Design/methodology/approach
This article mainly depicts the causes of poor technical skills of the engineering students of Bangladesh and a new learning process has been proposed. The model proposed is basically inspired by Kaizen philosophy consisting of initiation, sharing and implementation cycles. The key aspects of human resource quality and the possibility of gaining innovative human resources for smart industries are given equal priority here. The prime factor to evaluate any learning outcome is quality and this research is a structured guideline to achieve sustainable quality education needed for “Industry 4.0” to engineering students.
Findings
This paper provides statistical analysis on “Fitness of undergraduate engineering students for Industry 4.0”. After applying the proposed methodology on 130 students from different public engineering institutes of Bangladesh, the significant improvement of effectiveness in learning various topics of “Industry 4.0” besides academic studies has justified the method to be a successful one measuring by the criteria for fitness of human resource. This research aims to clarify the sustainable and work-based learning goals and methods for Science, Technology, Engineering and Management (STEM) students and professional courses.

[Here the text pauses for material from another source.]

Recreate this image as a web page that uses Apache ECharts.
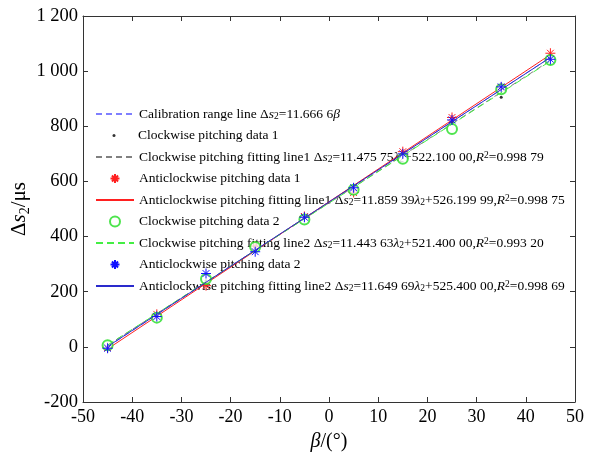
<!DOCTYPE html>
<html>
<head>
<meta charset="utf-8">
<script src="https://cdn.jsdelivr.net/npm/echarts@6/dist/echarts.min.js"></script>
<style>
html, body { margin: 0; padding: 0; background: #fff; }
#main { width: 595px; height: 458px; }
</style>
</head>
<body>
<div id="main"></div>
<script>
// 俯仰角 (°)
var beta = [-45, -35, -25, -15, -5, 5, 15, 25, 35, 45];
// 测量数据
var cwData1 = [0, 112, 240, 355, 468, 565, 695, 815, 905, 1050];
var acwData1 = [-2, 118, 222, 366, 473, 560, 708, 832, 940, 1065];
var cwData2 = [6, 106, 246, 362, 462, 570, 682, 790, 934, 1040];
var acwData2 = [-5, 110, 266, 345, 470, 577, 700, 823, 943, 1043];
// 拟合线端点
var lineX = [-45, 45];
var calibLine = [0, 1050];
var cwFit1 = [5.7, 1038.5];
var acwFit1 = [-7.5, 1059.9];
var cwFit2 = [6.4, 1036.4];
var acwFit2 = [1.2, 1049.6];

var FONT = 'Liberation Serif';
var STAR = 'path://M0,5L10,5M5,0L5,10M1.6,1.6L8.4,8.4M8.4,1.6L1.6,8.4';

function pairs(xs, ys) {
    var out = [];
    for (var i = 0; i < xs.length; i++) {
        out.push([xs[i], ys[i]]);
    }
    return out;
}

// 图例顺序及文字
var legendNames = ['calib', 'cw1', 'cwf1', 'acw1', 'acwf1', 'cw2', 'cwf2', 'acw2', 'acwf2'];
var legendText = {
    calib: 'Calibration range line \u0394{i|s}{sub|2}=11.666 6{i|\u03b2}',
    cw1: 'Clockwise pitching data 1',
    cwf1: 'Clockwise pitching fitting line1 \u0394{i|s}{sub|2}=11.475 75{i|\u03bb}{sub|2}+522.100 00,{i|R}{sup|2}=0.998 79',
    acw1: 'Anticlockwise pitching data 1',
    acwf1: 'Anticlockwise pitching fitting line1 \u0394{i|s}{sub|2}=11.859 39{i|\u03bb}{sub|2}+526.199 99,{i|R}{sup|2}=0.998 75',
    cw2: 'Clockwise pitching data 2',
    cwf2: 'Clockwise pitching fitting line2 \u0394{i|s}{sub|2}=11.443 63{i|\u03bb}{sub|2}+521.400 00,{i|R}{sup|2}=0.993 20',
    acw2: 'Anticlockwise pitching data 2',
    acwf2: 'Anticlockwise pitching fitting line2 \u0394{i|s}{sub|2}=11.649 69{i|\u03bb}{sub|2}+525.400 00,{i|R}{sup|2}=0.998 69'
};
var legendIconH = { calib: 10, cw1: 3, cwf1: 10, acw1: 9, acwf1: 10, cw2: 10, cwf2: 10, acw2: 9, acwf2: 10 };
var isLine = { calib: 1, cwf1: 1, acwf1: 1, cwf2: 1, acwf2: 1 };

function lineSeries(name, ys, color, type, z) {
    return {
        name: name, type: 'line', data: pairs(lineX, ys), symbol: 'none',
        lineStyle: { color: color, width: 1, type: type }, itemStyle: { color: color },
        z: z
    };
}

function starSeries(name, ys, color, z) {
    return {
        name: name, type: 'scatter', data: pairs(beta, ys), symbol: STAR, symbolSize: 10,
        itemStyle: { color: color, borderColor: color, borderWidth: 1, opacity: 1 },
        z: z
    };
}

var chart = echarts.init(document.getElementById('main'));

var LFS = 13.5;
var richStyles = {
    i: { fontFamily: FONT, fontStyle: 'italic', fontSize: LFS, color: '#000' },
    sub: { fontFamily: FONT, fontSize: 9.5, color: '#000', verticalAlign: 'bottom', lineHeight: 14 },
    sup: { fontFamily: FONT, fontSize: 9.5, color: '#000', verticalAlign: 'top', lineHeight: 14 }
};

// 每行一个图例，便于控制行距和图标大小
var ICON_W = 38;
var legends = [];
for (var k = 0; k < legendNames.length; k++) {
    var nm = legendNames[k];
    var item = { name: nm };
    var leftPos = 90;
    if (isLine[nm]) {
        item.itemStyle = { opacity: 0 };
    } else {
        // 散点图例只占符号宽度，补偏移
        leftPos += (ICON_W - legendIconH[nm]) / 2;
    }
    legends.push({
        orient: 'vertical', left: leftPos, top: 109 + k * 21.5 - 7,
        itemWidth: ICON_W, itemHeight: legendIconH[nm], itemGap: 0,
        selectedMode: false,
        textStyle: { fontFamily: FONT, fontSize: LFS, color: '#000', lineHeight: 14, rich: richStyles },
        formatter: function (name) { return legendText[name]; },
        data: [item]
    });
}

function boxAxis(extra) {
    var base = {
        type: 'value',
        axisLine: { onZero: false, lineStyle: { color: '#333', width: 1 } },
        axisTick: { inside: true, length: 5, lineStyle: { color: '#333' } },
        splitLine: { show: false }
    };
    for (var key in extra) base[key] = extra[key];
    return base;
}

chart.setOption({
    backgroundColor: '#fff',
    animation: false,
    grid: { left: 83, right: 20, top: 16, bottom: 56, outerBoundsMode: 'none', containLabel: false },
    legend: legends,
    xAxis: [boxAxis({
        min: -50, max: 50, interval: 10, position: 'bottom',
        name: '{i|\u03b2}/(\u00b0)', nameLocation: 'middle', nameGap: 30,
        nameTextStyle: { fontFamily: FONT, fontSize: 20, color: '#000',
            rich: { i: { fontFamily: FONT, fontStyle: 'italic', fontSize: 20, color: '#000' } } },
        axisLabel: { fontFamily: FONT, fontSize: 18, color: '#000', margin: 6 }
    }), boxAxis({
        min: -50, max: 50, interval: 10, position: 'top',
        axisLabel: { show: false }
    })],
    yAxis: [boxAxis({
        min: -200, max: 1200, interval: 200, position: 'left',
        name: '\u0394{i|s}{sub|2}/\u03bcs', nameLocation: 'middle', nameGap: 51, nameRotate: 90,
        nameMoveOverlap: false,
        nameTextStyle: { fontFamily: FONT, fontSize: 21, color: '#000',
            rich: {
                i: { fontFamily: FONT, fontStyle: 'italic', fontSize: 21, color: '#000' },
                sub: { fontFamily: FONT, fontSize: 14, color: '#000', verticalAlign: 'bottom', lineHeight: 26 }
            } },
        axisLabel: {
            fontFamily: FONT, fontSize: 18.5, color: '#000', margin: 5,
            formatter: function (v) {
                return Math.abs(v) >= 1000 ? String(v).replace(/(\d)(\d{3})$/, '$1 $2') : String(v);
            }
        }
    }), boxAxis({
        min: -200, max: 1200, interval: 200, position: 'right',
        axisLabel: { show: false }
    })],
    series: [
        lineSeries('calib', calibLine, '#7f7fff', [6, 4], 2),
        {
            name: 'cw1', type: 'scatter', data: pairs(beta, cwData1), symbol: 'circle', symbolSize: 3,
            itemStyle: { color: '#000' }, z: 3
        },
        lineSeries('cwf1', cwFit1, '#808080', [6, 4], 4),
        starSeries('acw1', acwData1, '#ff2020', 5),
        lineSeries('acwf1', acwFit1, '#ff2020', 'solid', 6),
        {
            name: 'cw2', type: 'scatter', data: pairs(beta, cwData2), symbol: 'emptyCircle', symbolSize: 10,
            itemStyle: { color: '#22dd22', borderColor: '#22dd22', borderWidth: 1 }, z: 7
        },
        lineSeries('cwf2', cwFit2, '#44ee44', [7, 4], 8),
        starSeries('acw2', acwData2, '#1010ff', 9),
        lineSeries('acwf2', acwFit2, '#2a2acc', 'solid', 10)
    ]
});
</script>
</body>
</html>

Research limitations/implications
This is a research where the proposed methodology was applied upon academically enrolled engineering students and the result was very satisfactory. A sustainable learning strategy for developing professional skills from academic life can result in better productivity at the beginning of a career. However, this methodology can be applied for job holders or professionals besides their office hours thus it is the future scope of this research methodology.
Originality/value
This research represents the crucial factors related to technical education and skill development for the upcoming challenges and possible remedies needed for Industry 4.0. Therefore, students should become aware of their carrier challenges and the administration concerned for education to minimize the scarcity of skilled human resources needed for the Fourth Industrial revolution.